Task data
* begin *

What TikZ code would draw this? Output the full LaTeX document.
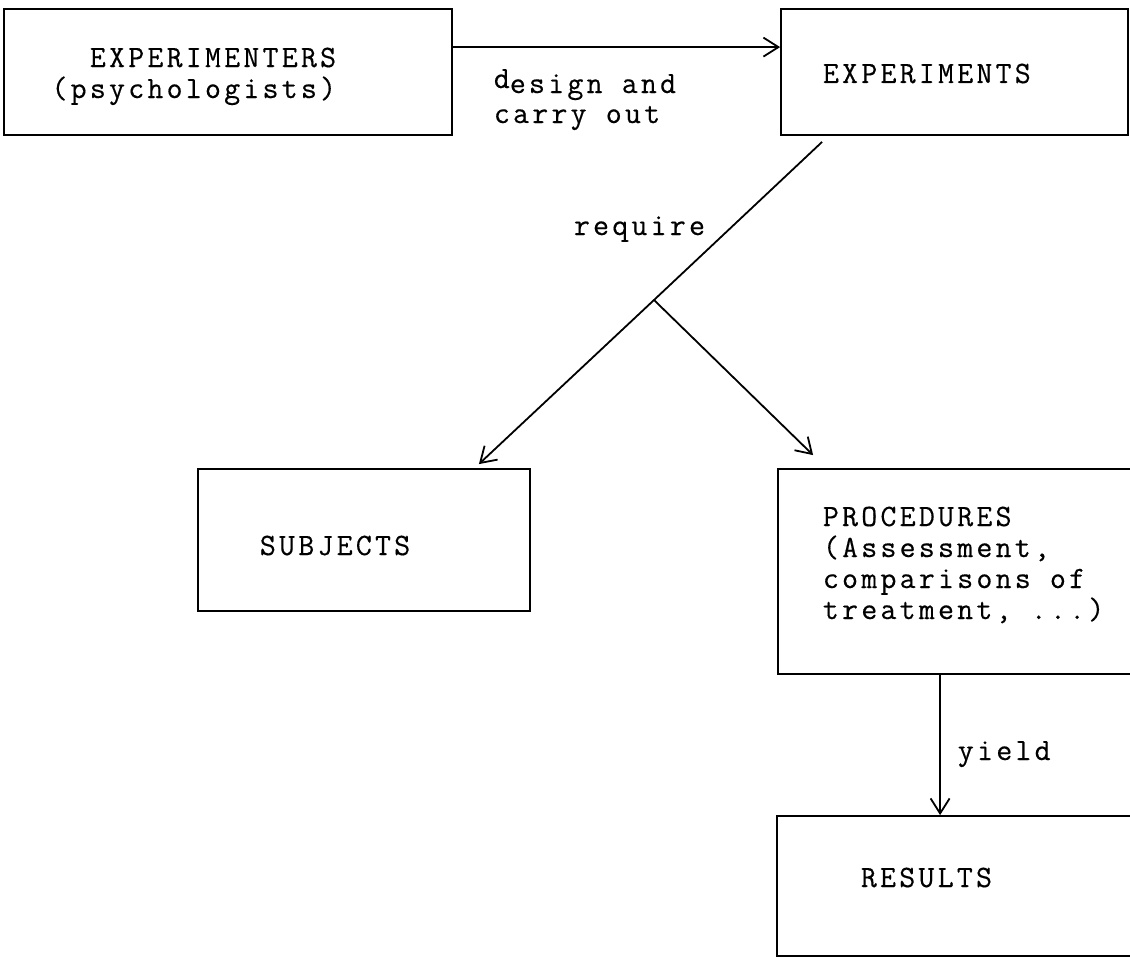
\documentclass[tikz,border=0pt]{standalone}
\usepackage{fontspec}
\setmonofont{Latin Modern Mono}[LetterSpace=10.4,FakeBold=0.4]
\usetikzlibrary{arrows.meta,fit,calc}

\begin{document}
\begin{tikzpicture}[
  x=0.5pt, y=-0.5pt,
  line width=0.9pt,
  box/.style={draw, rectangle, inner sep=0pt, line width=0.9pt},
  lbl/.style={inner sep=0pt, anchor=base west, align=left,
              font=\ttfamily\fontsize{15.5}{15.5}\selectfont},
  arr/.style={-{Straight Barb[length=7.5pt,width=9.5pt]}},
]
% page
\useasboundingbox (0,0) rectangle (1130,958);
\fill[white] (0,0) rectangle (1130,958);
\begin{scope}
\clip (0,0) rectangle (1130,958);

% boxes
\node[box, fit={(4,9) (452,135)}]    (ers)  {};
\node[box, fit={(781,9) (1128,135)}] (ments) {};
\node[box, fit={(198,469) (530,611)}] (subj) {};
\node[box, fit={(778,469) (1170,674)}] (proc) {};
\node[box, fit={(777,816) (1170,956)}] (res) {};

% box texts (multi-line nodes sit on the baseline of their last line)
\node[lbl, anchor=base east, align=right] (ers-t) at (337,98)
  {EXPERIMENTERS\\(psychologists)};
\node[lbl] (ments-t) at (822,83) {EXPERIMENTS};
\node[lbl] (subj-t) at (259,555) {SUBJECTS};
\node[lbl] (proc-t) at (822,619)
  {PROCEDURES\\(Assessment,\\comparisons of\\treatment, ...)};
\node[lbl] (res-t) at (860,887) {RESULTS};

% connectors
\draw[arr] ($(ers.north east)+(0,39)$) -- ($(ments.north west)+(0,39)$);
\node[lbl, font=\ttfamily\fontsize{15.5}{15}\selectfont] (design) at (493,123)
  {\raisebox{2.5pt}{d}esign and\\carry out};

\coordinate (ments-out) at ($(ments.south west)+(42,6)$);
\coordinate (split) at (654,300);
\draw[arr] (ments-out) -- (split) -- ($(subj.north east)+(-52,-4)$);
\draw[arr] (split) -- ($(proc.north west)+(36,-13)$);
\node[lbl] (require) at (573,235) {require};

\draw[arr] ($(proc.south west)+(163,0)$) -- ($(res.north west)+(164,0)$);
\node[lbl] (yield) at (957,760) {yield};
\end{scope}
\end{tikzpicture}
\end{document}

* end *
* begin *

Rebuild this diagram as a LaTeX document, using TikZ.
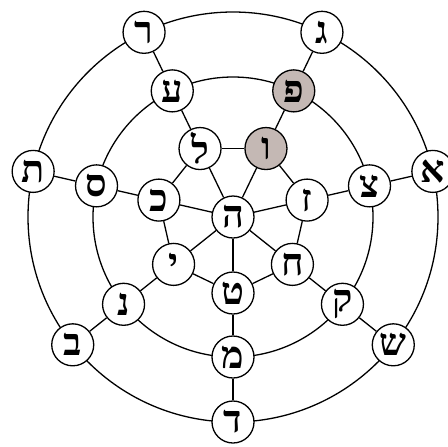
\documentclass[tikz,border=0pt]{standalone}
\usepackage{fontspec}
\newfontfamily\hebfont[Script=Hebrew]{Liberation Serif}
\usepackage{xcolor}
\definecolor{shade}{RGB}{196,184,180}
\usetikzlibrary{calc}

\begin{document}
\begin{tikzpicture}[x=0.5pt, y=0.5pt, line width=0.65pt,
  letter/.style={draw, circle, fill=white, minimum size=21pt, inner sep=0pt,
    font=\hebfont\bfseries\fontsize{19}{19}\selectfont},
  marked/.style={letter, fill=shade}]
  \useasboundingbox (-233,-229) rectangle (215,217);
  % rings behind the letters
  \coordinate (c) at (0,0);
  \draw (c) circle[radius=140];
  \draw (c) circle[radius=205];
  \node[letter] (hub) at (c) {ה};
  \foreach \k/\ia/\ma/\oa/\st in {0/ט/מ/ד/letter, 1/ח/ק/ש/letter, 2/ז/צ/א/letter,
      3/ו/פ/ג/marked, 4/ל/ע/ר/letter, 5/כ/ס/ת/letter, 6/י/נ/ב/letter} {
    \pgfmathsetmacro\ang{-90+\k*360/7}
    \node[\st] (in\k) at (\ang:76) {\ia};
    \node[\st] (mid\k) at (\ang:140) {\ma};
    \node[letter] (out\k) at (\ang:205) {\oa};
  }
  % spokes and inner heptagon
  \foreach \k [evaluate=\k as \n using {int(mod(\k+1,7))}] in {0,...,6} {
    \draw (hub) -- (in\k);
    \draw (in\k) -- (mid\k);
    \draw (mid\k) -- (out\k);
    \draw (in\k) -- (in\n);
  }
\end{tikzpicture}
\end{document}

* end *
* begin *

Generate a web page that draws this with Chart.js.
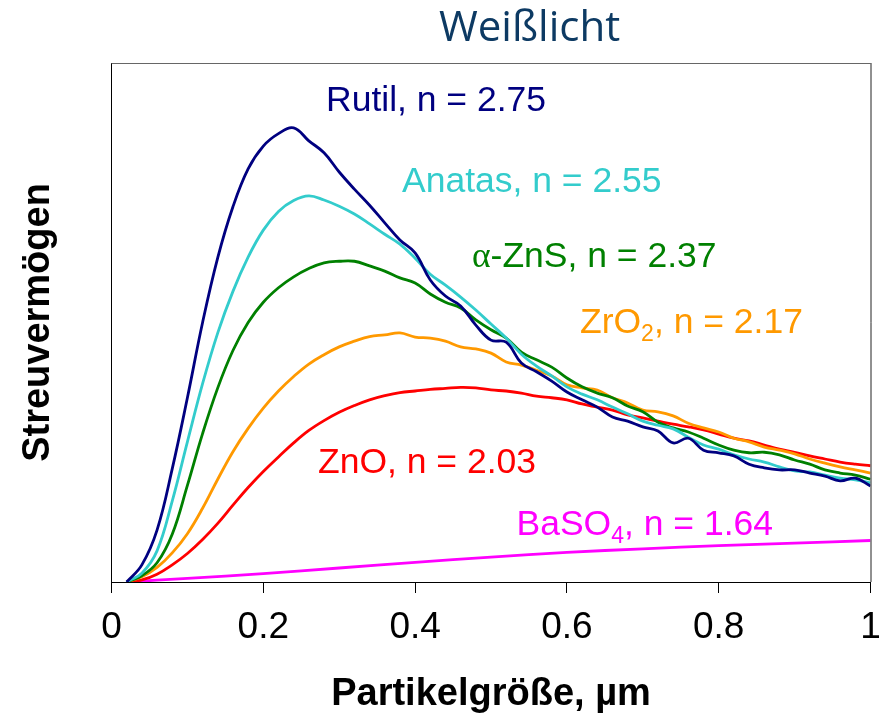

* end *

Problem to work on
Starting at the line containing "What TikZ code" and ending at the line containing "(res-t) at (860,887)", copy those lines exactly, both included, and nothing more. Leave out any picture.

Solution to the problem
What TikZ code would draw this? Output the full LaTeX document.
\documentclass[tikz,border=0pt]{standalone}
\usepackage{fontspec}
\setmonofont{Latin Modern Mono}[LetterSpace=10.4,FakeBold=0.4]
\usetikzlibrary{arrows.meta,fit,calc}

\begin{document}
\begin{tikzpicture}[
  x=0.5pt, y=-0.5pt,
  line width=0.9pt,
  box/.style={draw, rectangle, inner sep=0pt, line width=0.9pt},
  lbl/.style={inner sep=0pt, anchor=base west, align=left,
              font=\ttfamily\fontsize{15.5}{15.5}\selectfont},
  arr/.style={-{Straight Barb[length=7.5pt,width=9.5pt]}},
]
% page
\useasboundingbox (0,0) rectangle (1130,958);
\fill[white] (0,0) rectangle (1130,958);
\begin{scope}
\clip (0,0) rectangle (1130,958);

% boxes
\node[box, fit={(4,9) (452,135)}]    (ers)  {};
\node[box, fit={(781,9) (1128,135)}] (ments) {};
\node[box, fit={(198,469) (530,611)}] (subj) {};
\node[box, fit={(778,469) (1170,674)}] (proc) {};
\node[box, fit={(777,816) (1170,956)}] (res) {};

% box texts (multi-line nodes sit on the baseline of their last line)
\node[lbl, anchor=base east, align=right] (ers-t) at (337,98)
  {EXPERIMENTERS\\(psychologists)};
\node[lbl] (ments-t) at (822,83) {EXPERIMENTS};
\node[lbl] (subj-t) at (259,555) {SUBJECTS};
\node[lbl] (proc-t) at (822,619)
  {PROCEDURES\\(Assessment,\\comparisons of\\treatment, ...)};
\node[lbl] (res-t) at (860,887) {RESULTS};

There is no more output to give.